Gábor Gadó is a jazz guitarist who is well known in Europe. His music is a mixture of jazz and classical music. His meditative, philosophical, very intimate art is also a fusion of Hungarian folk music and European co-art motives. The musician who has won many international competitions has lived in France for 25 years, but he also has a second home in Hungary and also gives concerts and records albums in his homeland. We can hear him in the Müpa on the 7th of October with his own band, the Gábor Gadó Quintet. We reached him in this Hungarian home on the St George Mountain.
You have not given a concert in the Müpa for almost ten years. How do you prepare now?
I love this concert hall, so my feelings are positive. Unfortunately I usually do not get to play in the Müpa, because my usual home address is in France, in Lyon. This city is a nice basis, I can reach neighbouring countries very well from there.
How is your relationship with Hungary nowadays? How much time do you spend in the country?
I love this place, my local friends and colleagues. The time I spend here always depends on the actual work. My home is in a little village near the Lake Balaton on a hill – this is what I feel closest to my habitus. My work is so focussed that I do not really have time to look around, to inform myself about everyday affairs.
Is Hungarian folk music still an important part of your art?
Although I grew up on folk music, I always felt more attached to the general European musical traditions, the so-called “classical music“.
Do you dream in French or Hungarian?
Hungarian, of course.
Is there any difference between your work with Hungarian and with French partners?
It is very different: here at home, relationship between colleagues is closer, warmer. There are huge differences due to the basic studies as well. But I like to work in both situations.
How was the last half-year for you?
Great. Although I could not meet my French and Belgian colleagues in person for a while, it was still a useful time. We could catch up with individual things, it was a great time to compose, orchestration, and many more. I do not really feel any change in my life, but I learned that every day is a miracle.
How did you prepare for your shows in the last couple of months?
We were able to rehearse properly, also in person, so we were not trapped in the mere online world. I guess Hungary was in a good situation, compared to France or other Western countries, for instance. We travelled around in the country and gave very nice concerts.
What do you think about music in the online space, often provided for free?
That is an important question. I think offering music for free is neither good for the artist nor the audience. Who should work on this? I do not know. But I think a huge quantity is also problematic from the cultural perspective.
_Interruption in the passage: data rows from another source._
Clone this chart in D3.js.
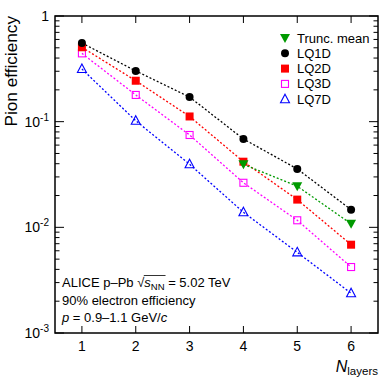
<!DOCTYPE html>
<html>
<head>
<meta charset="utf-8">
<script src="https://cdn.jsdelivr.net/npm/d3@7"></script>
<style>
  body { margin: 0; background: #fff; }
  svg { display: block; font-family: "Liberation Sans", Arial, sans-serif; }
</style>
</head>
<body>
<svg width="390" height="379"></svg>
<script>
// number of TRD layers
var layers = [1, 2, 3, 4, 5, 6];

// pion efficiency per method
var lq1d = [0.555, 0.302, 0.171, 0.0686, 0.0357, 0.0147];
var lq2d = [0.506, 0.244, 0.112, 0.0418, 0.0183, 0.00685];
var lq3d = [0.443, 0.179, 0.0748, 0.0264, 0.01166, 0.00421];
var lq7d = [0.315, 0.102, 0.0395, 0.01388, 0.0058, 0.00238];
var truncLayers = [4, 5, 6];
var truncMean = [0.0395, 0.0245, 0.0108];

var xTicks = [1, 2, 3, 4, 5, 6];
var yMajor = [1e-3, 1e-2, 1e-1, 1];
var yLabels = [["10", "-3"], ["10", "-2"], ["10", "-1"], ["1", ""]];

var svg = d3.select("svg");
var pl = 55, pr = 378, pt = 16, pb = 333;

var x = d3.scaleLinear().domain([0.5, 6.5]).range([pl, pr]);
var y = d3.scaleLog().domain([1e-3, 1]).range([pb, pt]);

var series = [
  { name: "Trunc. mean", xs: truncLayers, ys: truncMean, color: "#009a00", shape: "tri-down", fill: true },
  { name: "LQ1D", xs: layers, ys: lq1d, color: "#000000", shape: "circle", fill: true },
  { name: "LQ2D", xs: layers, ys: lq2d, color: "#ff0000", shape: "square", fill: true },
  { name: "LQ3D", xs: layers, ys: lq3d, color: "#ff00ff", shape: "square", fill: false },
  { name: "LQ7D", xs: layers, ys: lq7d, color: "#0000ff", shape: "tri-up", fill: false }
];

function marker(g, s, cx, cy) {
  var m;
  if (s.shape == "circle") {
    m = g.append("circle").attr("cx", cx).attr("cy", cy).attr("r", 4);
  } else if (s.shape == "square") {
    var h = s.fill ? 4 : 3.5;
    m = g.append("rect").attr("x", cx - h).attr("y", cy - h).attr("width", 2 * h).attr("height", 2 * h);
  } else if (s.shape == "tri-up") {
    m = g.append("path").attr("d", "M" + cx + "," + (cy - 5) + "L" + (cx + 4.5) + "," + (cy + 3.5) + "L" + (cx - 4.5) + "," + (cy + 3.5) + "Z");
  } else {
    m = g.append("path").attr("d", "M" + cx + "," + (cy + 5) + "L" + (cx + 5) + "," + (cy - 4) + "L" + (cx - 5) + "," + (cy - 4) + "Z");
  }
  if (s.fill) m.attr("fill", s.color).attr("stroke", "none");
  else m.attr("fill", "none").attr("stroke", s.color).attr("stroke-width", 1.1);
}

// dotted connecting lines
var line = d3.line().x(function(d) { return x(d[0]); }).y(function(d) { return y(d[1]); });
series.slice().reverse().forEach(function(s) {
  svg.append("path")
    .datum(d3.zip(s.xs, s.ys))
    .attr("d", line)
    .attr("fill", "none")
    .attr("stroke", s.color)
    .attr("stroke-width", 1.3)
    .attr("stroke-dasharray", "2,2");
});

series.slice().reverse().forEach(function(s) {
  var g = svg.append("g");
  s.xs.forEach(function(v, i) { marker(g, s, x(v), y(s.ys[i])); });
});

// frame
svg.append("rect")
  .attr("x", pl).attr("y", pt)
  .attr("width", pr - pl).attr("height", pb - pt)
  .attr("fill", "none").attr("stroke", "#000").attr("stroke-width", 1.5);

// x ticks (inward, top and bottom)
var ax = svg.append("g").attr("stroke", "#000").attr("stroke-width", 1);
xTicks.forEach(function(t) {
  ax.append("line").attr("x1", x(t)).attr("x2", x(t)).attr("y1", pb).attr("y2", pb - 7);
  ax.append("line").attr("x1", x(t)).attr("x2", x(t)).attr("y1", pt).attr("y2", pt + 7);
});
svg.append("g").selectAll("text").data(xTicks).enter().append("text")
  .attr("x", function(d) { return x(d); })
  .attr("y", pb + 18)
  .attr("text-anchor", "middle")
  .attr("font-size", 14)
  .text(function(d) { return d; });

// y ticks, log minor ticks
var minor = [];
for (var e = -3; e < 0; e++) {
  for (var k = 2; k <= 9; k++) minor.push(k * Math.pow(10, e));
}
yMajor.forEach(function(t) {
  ax.append("line").attr("x1", pl).attr("x2", pl + 9).attr("y1", y(t)).attr("y2", y(t));
  ax.append("line").attr("x1", pr).attr("x2", pr - 9).attr("y1", y(t)).attr("y2", y(t));
});
minor.forEach(function(t) {
  ax.append("line").attr("x1", pl).attr("x2", pl + 4.5).attr("y1", y(t)).attr("y2", y(t));
  ax.append("line").attr("x1", pr).attr("x2", pr - 4.5).attr("y1", y(t)).attr("y2", y(t));
});

var yl = svg.append("g").selectAll("text").data(yMajor).enter().append("text")
  .attr("x", pl - 6)
  .attr("y", function(d) { return y(d) + 5; })
  .attr("text-anchor", "end")
  .attr("font-size", 14);
yl.append("tspan").text(function(d, i) { return yLabels[i][0]; });
yl.append("tspan").attr("dy", -6).attr("font-size", 10).text(function(d, i) { return yLabels[i][1]; });

// axis titles
svg.append("text")
  .attr("transform", "translate(17," + pt + ") rotate(-90)")
  .attr("text-anchor", "end")
  .attr("font-size", 17.2)
  .text("Pion efficiency");

var xt = svg.append("text")
  .attr("x", pr)
  .attr("y", 372)
  .attr("text-anchor", "end")
  .attr("font-size", 16);
xt.append("tspan").attr("font-style", "italic").text("N");
xt.append("tspan").attr("dy", 3).attr("font-size", 11.5).text("layers");

// legend
var leg = svg.append("g");
series.forEach(function(s, i) {
  var ly = 38 + i * 15.3;
  marker(leg, s, 285, ly);
  leg.append("text").attr("x", 297).attr("y", ly + 4.5).attr("font-size", 13).text(s.name);
});

// ALICE text block
var tx = 62;
var t1 = svg.append("text").attr("x", tx).attr("y", 287).attr("font-size", 13);
t1.append("tspan").text("ALICE p\u2013Pb\u00A0");
var w0 = t1.node().getComputedTextLength();
var root = svg.append("text").attr("x", tx + w0).attr("y", 287).attr("font-size", 13).text("\u221A");
var rw = root.node().getComputedTextLength();
var t2 = svg.append("text").attr("x", tx + w0 + rw).attr("y", 287).attr("font-size", 13);
t2.append("tspan").attr("font-style", "italic").text("s");
t2.append("tspan").attr("dy", 2.5).attr("font-size", 9.5).text("NN");
var sw = t2.node().getComputedTextLength();
svg.append("line")
  .attr("x1", tx + w0 + rw - 0.5).attr("x2", tx + w0 + rw + sw + 1)
  .attr("y1", 275.5).attr("y2", 275.5)
  .attr("stroke", "#000").attr("stroke-width", 0.8);
svg.append("text").attr("x", tx + w0 + rw + sw).attr("y", 287).attr("font-size", 13).text("\u00A0= 5.02 TeV");

svg.append("text").attr("x", tx).attr("y", 304.5).attr("font-size", 13).text("90% electron efficiency");
var t3 = svg.append("text").attr("x", tx).attr("y", 322).attr("font-size", 13);
t3.append("tspan").attr("font-style", "italic").text("p");
t3.append("tspan").text("\u00A0= 0.9\u20131.1 GeV/");
t3.append("tspan").attr("font-style", "italic").text("c");
</script>
</body>
</html>
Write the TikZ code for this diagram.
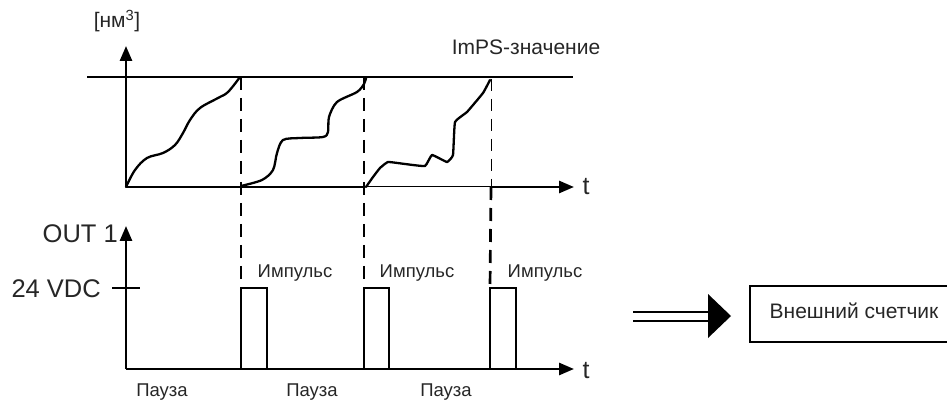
\documentclass[tikz,border=0pt]{standalone}
\usepackage{fontspec}
\setmainfont{Liberation Sans}
\usetikzlibrary{arrows.meta}
\tikzset{
  ax/.style={line width=2.7pt,-{Triangle[length=15pt,width=12pt]}},
  thickline/.style={line width=2.7pt},
  dashline/.style={line width=2.7pt,dash pattern=on 13pt off 8pt},
  thindash/.style={line width=1pt,dash pattern=on 12pt off 8pt},
  curve/.style={line width=2.3pt,line join=round,line cap=round},
  pulse/.style={line width=2.3pt},
  small/.style={font=\fontsize{18.5}{20}\selectfont,inner sep=0pt,text=black!85},
  mid/.style={font=\fontsize{21}{23}\selectfont,inner sep=0pt,text=black!85},
  big/.style={font=\fontsize{25.5}{27}\selectfont,inner sep=0pt,text=black!85},
  tlab/.style={font=\fontsize{25}{27}\selectfont,inner sep=0pt,text=black!85},
}
\begin{document}
\begin{tikzpicture}[x=1pt,y=-1pt]
\useasboundingbox (0,0) rectangle (947,403);
% ---- top chart ----
\coordinate (o1) at (126,187);
\coordinate (y1) at (126,46);
\coordinate (x1) at (574,187);
\coordinate (impL) at (87,77);
\coordinate (impR) at (573,77);
\coordinate (d1) at (241,187);
\coordinate (d2) at (365,187);
\coordinate (d3) at (491,187);
\draw[ax] (o1) -- (y1);
\draw[thickline] (impL) -- (impR);
\draw[thickline] (o1) -- (d2);
\draw[line width=1pt] (d2) -- (d3);
\draw[ax] (d3) -- (x1);
\node[tlab,anchor=base] (t1) at (586,195) {t};
\node[mid,anchor=base] (unit) at (117,28) {[нм\textsuperscript{3}]};
\node[mid,anchor=base] (imps) at (526,55) {ImPS-значение};
% curves
\draw[curve] plot[smooth,tension=0.6] coordinates {(126,187) (135,170) (147,158) (163,153) (175,145) (183,133) (190,120) (200,108) (218,98) (228,92) (240,77)};
\draw[curve] plot[smooth,tension=0.5] coordinates {(241,186) (262,180) (273,170) (277,153) (283,140) (300,138) (323,137) (328,132) (329,117) (337,102) (357,92) (364,84) (366,78)};
\draw[curve] plot[smooth,tension=0.2] coordinates {(366,187) (373,177) (380,168) (388,162) (405,164) (425,166) (432,155) (447,162) (453,155) (455,122) (467,112) (483,93) (490,80)};
% dashed separators
\coordinate (p1t) at (241,288);
\coordinate (p2t) at (364,288);
\coordinate (p3t) at (490,288);
\draw[dashline] (241,77) -- (p1t);
\draw[dashline] (364,77) -- (p2t);
\draw[thindash] (491,79) -- (d3);
\draw[dashline] (d3) -- (p3t);
% ---- bottom chart ----
\coordinate (o2) at (126,369);
\coordinate (y2) at (126,226);
\coordinate (x2) at (574,369);
\draw[ax] (o2) -- (y2);
\draw[ax] (o2) -- (x2);
\draw[thickline] (112,288) -- (140,288);
\node[tlab,anchor=base] (t2) at (586,378) {t};
\node[big,anchor=base east] (out) at (118,243) {OUT 1};
\node[big,anchor=base east] (vdc) at (101,297) {24 VDC};
% pulses
\draw[pulse] (p1t) rectangle (267,369);
\draw[pulse] (p2t) rectangle (389,369);
\draw[pulse] (p3t) rectangle (516,369);
\node[small,anchor=base] (i1) at (295,277) {Импульс};
\node[small,anchor=base] (i2) at (417,277) {Импульс};
\node[small,anchor=base] (i3) at (545,277) {Импульс};
\node[small,anchor=base] (pa1) at (162,396) {Пауза};
\node[small,anchor=base] (pa2) at (312,396) {Пауза};
\node[small,anchor=base] (pa3) at (446,396) {Пауза};
% ---- external counter ----
\draw[line width=2.3pt] (965,286) -- (750,286) -- (750,342) -- (965,342);
\node[mid,anchor=base] (counter) at (854,318) {Внешний счетчик};
\coordinate (arS) at (633,316);
\coordinate (arE) at (708,316);
\draw[line width=2pt] ([yshift=-4.5pt]arS) -- ([yshift=-4.5pt]arE);
\draw[line width=2pt] ([yshift=4.5pt]arS) -- ([yshift=4.5pt]arE);
\fill ([yshift=-22pt]arE) -- ([xshift=23pt]arE) -- ([yshift=22pt]arE) -- cycle;
\end{tikzpicture}
\end{document}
Are you disappointed if you see that few people are there during the covid-19 times?
No, it is absolutely understandable.
Your music has an important mental and spiritual background. What interests you the most lately?
As always, I am mostly interested in the manifestations of the metaphysical tradition.
Where lies the border of progressive jazz and contemporary classic chamber music?
Both of them are results of intuitive expressions of the moment, but progressive jazz usually remains improvisative, whereas chamber music creates manipulative structures as a result of the composition work.
Between your last two albums, there was a long break. Why? Are you working on an album now?
There was a time when I had spent a lot of time with studio work, but it had become a bit boring already, so I rather focussed on live concerts. But some weeks ago, I recorded a duo with the great saxophonist János Ávéd, which will be released by the BMC record label soon.
How would you summarise the vibes, mood, philosophy of the upcoming concert?
To be honest, my work is totally continuous, there is no concert-specific mood or philosophical principle.
What is your main message to the audience of the concert on 7th October?
They should pay attention to our music and feel with how much love we send our positive energies to them.